There’s no doubt that road course races are an exciting and mostly welcome part of the NASCAR Sprint Cup schedule. They also serve as a nice escape from the usual left-turn only speedways that on occasion can cause fans heads to spin.

But please don’t confuse excitement as a stamp of approval for acceptance.

There are spots on the Sprint Cup schedule for road course races. The championshipdeciding Chase for the Cup is not one of those spots.

There is a reason why the NHL’s “Winter Classic” is held in January, and not June. Or why the NFL’s annual games in London are held before Thanksgiving. They are special events, but don’t determine the champion of their respective leagues.

That is how I feel about road courses when it comes to whether or not they belong in the

Chase.

I like road courses. I honestly do. I have never attended a NASCAR race at either Watkins Glen or Sonoma, but I have been to a few races at New Hampshire Motor Speedway, and I have been following the sport my entire life. Road courses test a driver’s skill in ways that oval tracks can’t. Success at a road course shows a more well-rounded driver than just piling up wins at ovals of various dimensions.

So why shouldn’t a road course be used to help determine the Sprint Cup Series champion? Simple, because the series is not about who can turn right just as well as they turn left.

In it’s 60-plus years of existence, NASCAR has always been about speed and endurance around oval tracks – be they a 1/2 mile long or 2 1/2 miles long. The Sprint Cup Series logo is encircled by an oval, and it’s not just due to creative license.

Two races out of 36 make road courses an outlier, as NASCAR has intended since they were introduced to the schedule. They are akin to playing an NHL game outdoors, or an NFL game on a Canadian Football League (slightly larger than NFL dimensions) or Arena Football League (much smaller) field.
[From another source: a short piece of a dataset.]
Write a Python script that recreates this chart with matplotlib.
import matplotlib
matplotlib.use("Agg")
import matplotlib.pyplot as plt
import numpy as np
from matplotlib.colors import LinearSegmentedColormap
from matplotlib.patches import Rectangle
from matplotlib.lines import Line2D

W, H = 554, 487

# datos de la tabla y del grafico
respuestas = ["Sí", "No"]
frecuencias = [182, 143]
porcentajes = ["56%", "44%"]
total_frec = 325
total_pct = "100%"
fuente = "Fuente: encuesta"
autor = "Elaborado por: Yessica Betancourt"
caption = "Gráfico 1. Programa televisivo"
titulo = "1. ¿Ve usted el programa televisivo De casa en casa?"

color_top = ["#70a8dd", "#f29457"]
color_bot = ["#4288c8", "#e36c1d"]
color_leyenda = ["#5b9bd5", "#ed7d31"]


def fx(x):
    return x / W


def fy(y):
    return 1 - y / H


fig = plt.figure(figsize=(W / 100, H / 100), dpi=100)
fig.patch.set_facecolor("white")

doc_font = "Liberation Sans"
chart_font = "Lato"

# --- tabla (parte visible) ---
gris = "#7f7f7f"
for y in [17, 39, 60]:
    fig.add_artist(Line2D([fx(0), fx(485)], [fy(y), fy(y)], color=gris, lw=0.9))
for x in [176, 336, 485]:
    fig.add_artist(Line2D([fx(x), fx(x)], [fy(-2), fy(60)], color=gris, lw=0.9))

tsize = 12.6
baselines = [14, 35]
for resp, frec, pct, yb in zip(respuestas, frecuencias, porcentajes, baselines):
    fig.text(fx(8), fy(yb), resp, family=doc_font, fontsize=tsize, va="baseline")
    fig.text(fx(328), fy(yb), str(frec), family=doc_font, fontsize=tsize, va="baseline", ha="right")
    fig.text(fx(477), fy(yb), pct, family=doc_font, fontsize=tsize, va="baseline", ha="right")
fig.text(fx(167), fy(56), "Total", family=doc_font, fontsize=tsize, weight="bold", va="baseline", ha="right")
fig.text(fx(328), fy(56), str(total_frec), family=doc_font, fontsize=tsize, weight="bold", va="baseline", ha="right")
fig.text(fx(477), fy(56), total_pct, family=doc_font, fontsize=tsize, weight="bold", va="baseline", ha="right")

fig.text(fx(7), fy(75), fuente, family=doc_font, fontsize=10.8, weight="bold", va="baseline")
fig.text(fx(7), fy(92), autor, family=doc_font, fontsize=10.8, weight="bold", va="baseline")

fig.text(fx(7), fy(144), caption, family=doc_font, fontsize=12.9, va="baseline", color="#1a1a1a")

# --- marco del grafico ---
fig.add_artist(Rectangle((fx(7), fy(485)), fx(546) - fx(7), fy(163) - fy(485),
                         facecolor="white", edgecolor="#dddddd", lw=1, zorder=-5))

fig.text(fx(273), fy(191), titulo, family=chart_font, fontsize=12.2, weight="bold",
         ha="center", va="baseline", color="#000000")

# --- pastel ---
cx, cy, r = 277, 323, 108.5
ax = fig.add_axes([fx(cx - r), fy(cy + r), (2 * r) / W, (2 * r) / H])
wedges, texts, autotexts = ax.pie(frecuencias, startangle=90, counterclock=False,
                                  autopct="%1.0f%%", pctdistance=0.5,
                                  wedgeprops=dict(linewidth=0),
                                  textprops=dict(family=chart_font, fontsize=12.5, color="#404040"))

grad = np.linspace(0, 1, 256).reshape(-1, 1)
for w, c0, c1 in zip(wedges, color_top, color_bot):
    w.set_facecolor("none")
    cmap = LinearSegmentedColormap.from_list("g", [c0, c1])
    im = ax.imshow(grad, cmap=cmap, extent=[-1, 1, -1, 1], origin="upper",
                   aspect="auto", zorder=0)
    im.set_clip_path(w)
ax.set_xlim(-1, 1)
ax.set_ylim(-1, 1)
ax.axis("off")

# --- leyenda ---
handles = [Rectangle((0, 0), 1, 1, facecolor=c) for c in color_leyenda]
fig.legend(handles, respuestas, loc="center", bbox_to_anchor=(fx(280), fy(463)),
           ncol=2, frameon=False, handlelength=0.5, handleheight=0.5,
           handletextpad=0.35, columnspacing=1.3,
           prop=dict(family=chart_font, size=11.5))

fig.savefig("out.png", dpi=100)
Major League Baseball fields come in various shapes and sizes, but it’s still 90 feet from third base to home plate in all 30 of them.
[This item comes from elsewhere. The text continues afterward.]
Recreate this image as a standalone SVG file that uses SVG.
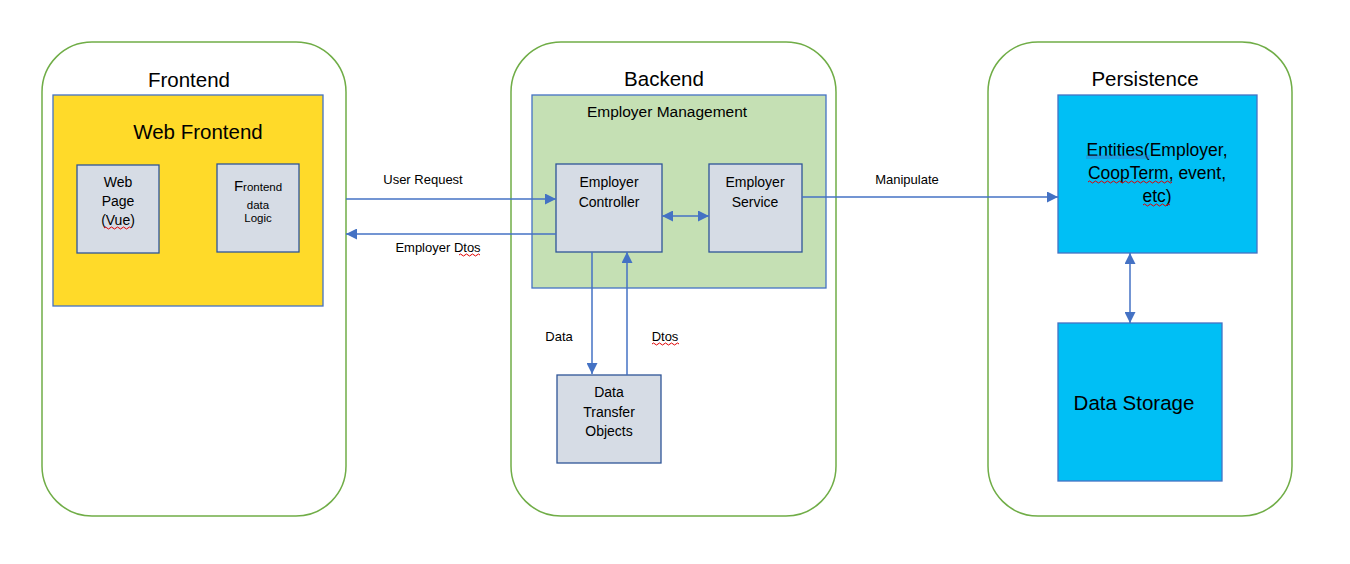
<svg xmlns="http://www.w3.org/2000/svg" width="1350" height="564" viewBox="0 0 1350 564">
<style>
text{font-family:"Liberation Sans",Arial,sans-serif;fill:#000;text-anchor:middle}
.cont{fill:#fff;stroke:#70AD47;stroke-width:1.5}
.inner{stroke:#4472C4;stroke-width:1.3}
.box{fill:#D6DCE5;stroke:#2F5597;stroke-width:1.3}
.title{font-size:20.5px}
.t14{font-size:14px}
.t13{font-size:13px}
.conn{stroke:#4472C4;stroke-width:1.5;fill:none}
.sq{stroke:#E00000;stroke-width:1;fill:none}
</style>
<defs>
<marker id="ah" viewBox="0 0 10 10" refX="10" refY="5" markerWidth="11" markerHeight="11" markerUnits="userSpaceOnUse" orient="auto-start-reverse">
<path d="M0,0 L10,5 L0,10 Z" fill="#4472C4"/>
</marker>
</defs>
<g id="frontend">
<rect class="cont" x="42" y="42" width="304" height="474" rx="50"/>
<text class="title" x="189" y="87">Frontend</text>
</g>
<g id="web-frontend">
<rect class="inner" x="53" y="95" width="270" height="211" fill="#FFDA29"/>
<text class="title" x="198" y="139">Web Frontend</text>
</g>
<g id="web-page">
<rect class="box" x="77" y="165" width="82" height="88"/>
<text class="t14" x="118" y="187">Web</text>
<text class="t14" x="118" y="206">Page</text>
<text class="t14" x="118" y="225">(Vue)</text>
<path class="sq" d="M104,228 q1.5,-2 3,0 t3,0 t3,0 t3,0 t3,0 t3,0 t3,0 t3,0 t3,0"/>
</g>
<g id="frontend-logic">
<rect class="box" x="217" y="164" width="82" height="88"/>
<text x="258" y="191"><tspan font-size="15">F</tspan><tspan font-size="11.5">rontend</tspan></text>
<text x="258" y="209" font-size="11.5">data</text>
<text x="258" y="222" font-size="11.5">Logic</text>
</g>
<g id="backend">
<rect class="cont" x="511" y="42" width="325" height="474" rx="50"/>
<text class="title" x="664" y="86">Backend</text>
</g>
<g id="employer-management">
<rect class="inner" x="532" y="95" width="294" height="193" fill="#C5E0B4"/>
<text x="667" y="117" font-size="15.5">Employer Management</text>
</g>
<g id="employer-controller">
<rect class="box" x="556" y="164" width="106" height="88"/>
<text class="t14" x="609" y="187">Employer</text>
<text class="t14" x="609" y="207">Controller</text>
</g>
<g id="employer-service">
<rect class="box" x="709" y="164" width="93" height="88"/>
<text class="t14" x="755" y="187">Employer</text>
<text class="t14" x="755" y="207">Service</text>
</g>
<g id="dto">
<rect class="box" x="557" y="375" width="104" height="88"/>
<text class="t14" x="609" y="397">Data</text>
<text class="t14" x="609" y="417">Transfer</text>
<text class="t14" x="609" y="436">Objects</text>
</g>
<g id="persistence">
<rect class="cont" x="988" y="42" width="304" height="474" rx="50"/>
<text class="title" x="1145" y="86">Persistence</text>
</g>
<g id="entities">
<rect class="inner" x="1058" y="95" width="199" height="158" fill="#00BFF5"/>
<text x="1157" y="156" font-size="17.5">Entities(Employer,</text>
<text x="1157" y="179" font-size="17.5">CoopTerm, event,</text>
<text x="1157" y="202" font-size="17.5">etc)</text>
<path d="M1086,156 H1150 M1086,158 H1150" stroke="#4472C4" stroke-width="0.8" fill="none"/>
<path class="sq" d="M1088,182 q1.5,-2 3,0 t3,0 t3,0 t3,0 t3,0 t3,0 t3,0 t3,0 t3,0 t3,0 t3,0 t3,0 t3,0 t3,0 t3,0 t3,0 t3,0 t3,0 t3,0 t3,0 t3,0 t3,0 t3,0 t3,0 t3,0 t3,0 t3,0 t3,0"/>
<path class="sq" d="M1143,205 q1.5,-2 3,0 t3,0 t3,0 t3,0 t3,0 t3,0 t3,0 t3,0 t3,0"/>
</g>
<g id="data-storage">
<rect class="inner" x="1058" y="323" width="164" height="158" fill="#00BFF5"/>
<text x="1134" y="410" font-size="20.5">Data Storage</text>
</g>
<g id="connectors">
<line class="conn" x1="346" y1="199" x2="556" y2="199" marker-end="url(#ah)"/>
<text class="t13" x="423" y="184">User Request</text>
<line class="conn" x1="556" y1="234" x2="346" y2="234" marker-end="url(#ah)"/>
<text class="t13" x="438" y="252">Employer Dtos</text>
<path class="sq" d="M459,255 q1.5,-2 3,0 t3,0 t3,0 t3,0 t3,0 t3,0 t3,0"/>
<line class="conn" x1="662" y1="216" x2="709" y2="216" marker-start="url(#ah)" marker-end="url(#ah)"/>
<line class="conn" x1="802" y1="197" x2="1058" y2="197" marker-end="url(#ah)"/>
<text class="t13" x="907" y="184">Manipulate</text>
<line class="conn" x1="592" y1="252" x2="592" y2="374" marker-end="url(#ah)"/>
<text class="t13" x="559" y="341">Data</text>
<line class="conn" x1="627" y1="375" x2="627" y2="252" marker-end="url(#ah)"/>
<text class="t13" x="665" y="341">Dtos</text>
<path class="sq" d="M652,344 q1.5,-2 3,0 t3,0 t3,0 t3,0 t3,0 t3,0 t3,0 t3,0 t3,0"/>
<line class="conn" x1="1130" y1="253" x2="1130" y2="323" marker-start="url(#ah)" marker-end="url(#ah)"/>
</g>
</svg>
Having been to multiple races at New Hampshire, I can attest that they are often snoozefests, and only a handful of drivers actually have a chance to win come race day. But many drivers have stated that New Hampshire’s tight turns provide a test to their skills.

The powers-at-be in NASCAR didn’t choose the 10 Chase races due to excitement. They chose them in part because of variety and difficulty (they also are in place in part because of their place on the schedule prior to the Chase being implemented).

There are fans that still debate whether the Chase itself is a good idea or not, as many racing series crown a championship on a full season’s worth of accomplishments. The Chase creates urgency, while also condensing 36 races worth of successes and failures into a 10-race format.

Some drivers are better than others on road courses, and some of NASCAR’s better oval drivers struggle when the steering wheel has to go right as well as left. But a look-back at past champions shows at least an acceptable aptitude when it comes to road course success.

Road courses belong in NASCAR. They are exciting. They are challenging. And they are a welcome break.

But they don’t need to help determine a championship for an oval-track series.